** BEGIN LISTING **
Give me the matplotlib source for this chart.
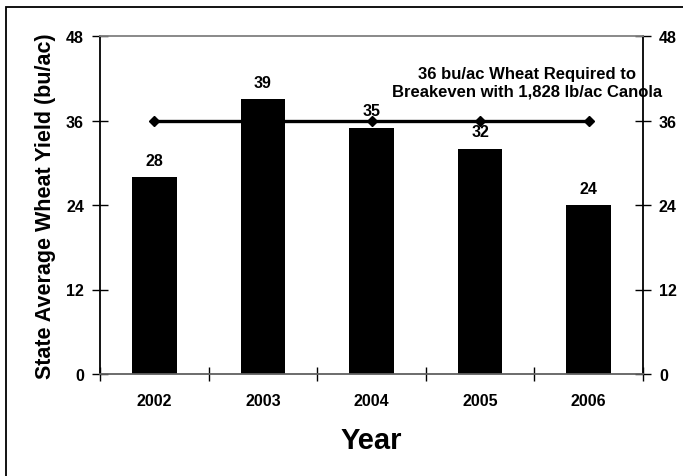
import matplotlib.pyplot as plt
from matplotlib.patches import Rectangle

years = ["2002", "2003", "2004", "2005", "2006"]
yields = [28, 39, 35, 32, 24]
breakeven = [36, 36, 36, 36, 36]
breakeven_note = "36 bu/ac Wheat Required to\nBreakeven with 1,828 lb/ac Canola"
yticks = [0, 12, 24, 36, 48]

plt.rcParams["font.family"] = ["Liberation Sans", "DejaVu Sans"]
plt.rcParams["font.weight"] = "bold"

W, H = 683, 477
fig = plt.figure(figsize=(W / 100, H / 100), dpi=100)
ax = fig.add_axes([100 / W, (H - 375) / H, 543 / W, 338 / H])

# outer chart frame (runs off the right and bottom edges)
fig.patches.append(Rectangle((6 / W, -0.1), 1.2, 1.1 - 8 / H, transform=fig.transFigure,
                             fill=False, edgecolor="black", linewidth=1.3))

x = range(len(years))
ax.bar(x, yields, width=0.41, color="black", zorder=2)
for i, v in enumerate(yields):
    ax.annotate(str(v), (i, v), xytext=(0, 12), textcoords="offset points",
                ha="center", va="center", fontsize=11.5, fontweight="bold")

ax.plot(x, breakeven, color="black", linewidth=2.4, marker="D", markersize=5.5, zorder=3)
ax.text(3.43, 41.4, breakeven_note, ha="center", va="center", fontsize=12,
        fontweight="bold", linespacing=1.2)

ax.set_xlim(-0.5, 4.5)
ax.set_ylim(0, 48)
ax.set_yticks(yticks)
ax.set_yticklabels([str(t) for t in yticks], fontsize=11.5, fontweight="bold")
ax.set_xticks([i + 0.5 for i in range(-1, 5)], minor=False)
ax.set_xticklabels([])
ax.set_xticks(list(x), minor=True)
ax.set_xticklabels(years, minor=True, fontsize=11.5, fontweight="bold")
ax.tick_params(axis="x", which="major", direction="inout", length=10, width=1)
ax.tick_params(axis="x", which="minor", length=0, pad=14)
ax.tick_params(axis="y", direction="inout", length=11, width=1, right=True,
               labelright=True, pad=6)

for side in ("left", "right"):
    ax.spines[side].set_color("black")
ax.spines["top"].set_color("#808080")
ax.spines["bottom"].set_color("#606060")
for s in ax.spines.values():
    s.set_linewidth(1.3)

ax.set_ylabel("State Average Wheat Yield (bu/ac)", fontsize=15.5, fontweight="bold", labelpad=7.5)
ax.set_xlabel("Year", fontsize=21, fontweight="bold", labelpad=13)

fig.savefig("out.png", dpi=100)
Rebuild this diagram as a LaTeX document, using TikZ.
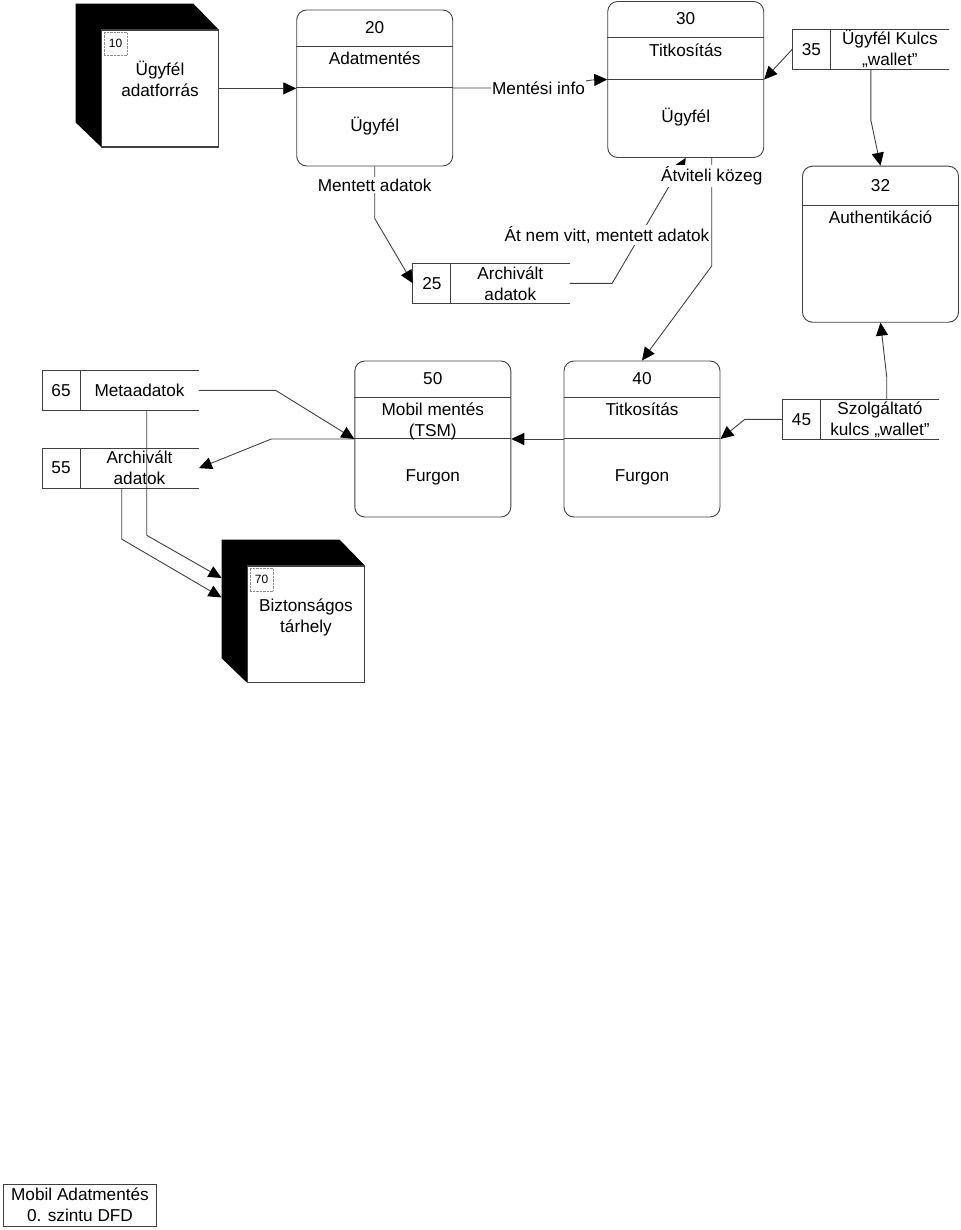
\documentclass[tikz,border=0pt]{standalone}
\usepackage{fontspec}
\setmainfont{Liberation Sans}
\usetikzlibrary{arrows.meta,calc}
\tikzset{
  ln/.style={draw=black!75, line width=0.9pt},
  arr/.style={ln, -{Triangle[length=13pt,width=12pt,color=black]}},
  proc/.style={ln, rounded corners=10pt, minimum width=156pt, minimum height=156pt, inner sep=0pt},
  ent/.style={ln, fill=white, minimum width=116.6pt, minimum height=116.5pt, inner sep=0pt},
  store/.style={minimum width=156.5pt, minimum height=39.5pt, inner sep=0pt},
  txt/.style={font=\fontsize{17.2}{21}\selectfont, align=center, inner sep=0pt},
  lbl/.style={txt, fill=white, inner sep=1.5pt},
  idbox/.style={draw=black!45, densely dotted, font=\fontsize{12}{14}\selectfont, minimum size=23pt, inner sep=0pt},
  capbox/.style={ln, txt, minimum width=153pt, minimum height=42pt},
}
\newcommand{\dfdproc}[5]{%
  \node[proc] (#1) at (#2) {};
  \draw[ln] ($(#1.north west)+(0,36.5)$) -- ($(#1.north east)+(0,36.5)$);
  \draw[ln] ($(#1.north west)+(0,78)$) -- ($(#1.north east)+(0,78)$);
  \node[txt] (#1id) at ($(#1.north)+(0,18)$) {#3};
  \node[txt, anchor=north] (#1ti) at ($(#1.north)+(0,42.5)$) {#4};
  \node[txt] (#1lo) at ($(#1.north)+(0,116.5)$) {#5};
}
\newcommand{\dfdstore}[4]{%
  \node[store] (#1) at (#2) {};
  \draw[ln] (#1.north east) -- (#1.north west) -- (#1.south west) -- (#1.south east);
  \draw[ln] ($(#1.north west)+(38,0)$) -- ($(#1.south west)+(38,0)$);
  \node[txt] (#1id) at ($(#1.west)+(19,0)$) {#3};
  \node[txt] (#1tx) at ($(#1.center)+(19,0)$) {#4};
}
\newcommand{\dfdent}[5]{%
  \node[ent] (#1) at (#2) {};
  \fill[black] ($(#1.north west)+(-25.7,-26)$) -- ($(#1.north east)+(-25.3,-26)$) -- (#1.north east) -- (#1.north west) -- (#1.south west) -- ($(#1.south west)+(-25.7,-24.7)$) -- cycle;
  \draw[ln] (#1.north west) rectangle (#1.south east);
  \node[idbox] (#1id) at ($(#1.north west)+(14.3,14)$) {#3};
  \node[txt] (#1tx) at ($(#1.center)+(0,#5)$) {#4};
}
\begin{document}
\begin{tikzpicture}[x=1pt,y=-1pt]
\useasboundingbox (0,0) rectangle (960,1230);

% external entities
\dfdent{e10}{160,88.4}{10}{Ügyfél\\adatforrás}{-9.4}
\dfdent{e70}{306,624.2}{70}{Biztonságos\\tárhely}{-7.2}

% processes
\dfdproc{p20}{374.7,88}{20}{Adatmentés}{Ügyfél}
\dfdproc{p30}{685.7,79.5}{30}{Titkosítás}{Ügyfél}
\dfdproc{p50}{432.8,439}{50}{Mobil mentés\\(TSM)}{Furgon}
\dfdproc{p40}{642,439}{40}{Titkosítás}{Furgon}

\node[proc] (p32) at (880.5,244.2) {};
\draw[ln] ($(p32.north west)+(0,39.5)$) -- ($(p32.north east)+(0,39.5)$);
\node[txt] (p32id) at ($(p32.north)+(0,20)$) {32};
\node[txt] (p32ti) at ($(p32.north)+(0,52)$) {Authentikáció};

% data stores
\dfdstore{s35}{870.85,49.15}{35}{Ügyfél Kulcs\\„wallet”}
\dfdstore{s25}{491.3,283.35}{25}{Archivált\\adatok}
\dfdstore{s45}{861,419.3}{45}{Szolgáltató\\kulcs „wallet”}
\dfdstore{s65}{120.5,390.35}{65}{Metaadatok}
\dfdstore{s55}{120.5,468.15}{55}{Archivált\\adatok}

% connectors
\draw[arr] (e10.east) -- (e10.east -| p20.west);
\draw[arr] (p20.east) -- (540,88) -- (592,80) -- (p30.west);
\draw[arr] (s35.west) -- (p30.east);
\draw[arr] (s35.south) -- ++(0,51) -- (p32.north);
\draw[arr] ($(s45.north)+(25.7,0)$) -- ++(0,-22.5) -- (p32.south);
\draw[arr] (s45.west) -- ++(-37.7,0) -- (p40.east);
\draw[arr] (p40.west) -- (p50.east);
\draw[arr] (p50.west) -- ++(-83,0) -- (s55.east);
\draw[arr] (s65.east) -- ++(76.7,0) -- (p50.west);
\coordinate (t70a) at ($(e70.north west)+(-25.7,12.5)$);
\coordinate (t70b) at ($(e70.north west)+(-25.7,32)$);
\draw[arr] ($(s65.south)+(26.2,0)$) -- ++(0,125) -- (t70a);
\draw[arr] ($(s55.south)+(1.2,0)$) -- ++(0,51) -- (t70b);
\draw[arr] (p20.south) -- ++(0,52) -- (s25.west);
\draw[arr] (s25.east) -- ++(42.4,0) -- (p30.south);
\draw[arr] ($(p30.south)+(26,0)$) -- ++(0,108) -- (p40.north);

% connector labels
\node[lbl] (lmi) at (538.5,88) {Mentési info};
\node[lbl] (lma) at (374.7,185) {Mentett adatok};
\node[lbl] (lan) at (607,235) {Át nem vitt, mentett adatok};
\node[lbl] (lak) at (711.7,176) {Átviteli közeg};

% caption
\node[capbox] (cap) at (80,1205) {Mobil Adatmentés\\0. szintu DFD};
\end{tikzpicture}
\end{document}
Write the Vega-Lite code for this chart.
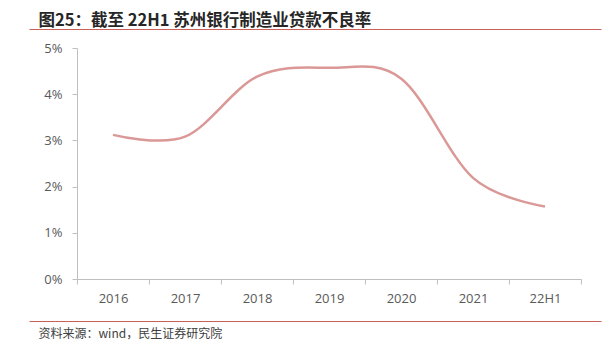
** END LISTING **
Where a line in the entries holds the word "chart", copy that line.

Give me the matplotlib source for this chart.
# outer chart frame (runs off the right and bottom edges)
Write the Vega-Lite code for this chart.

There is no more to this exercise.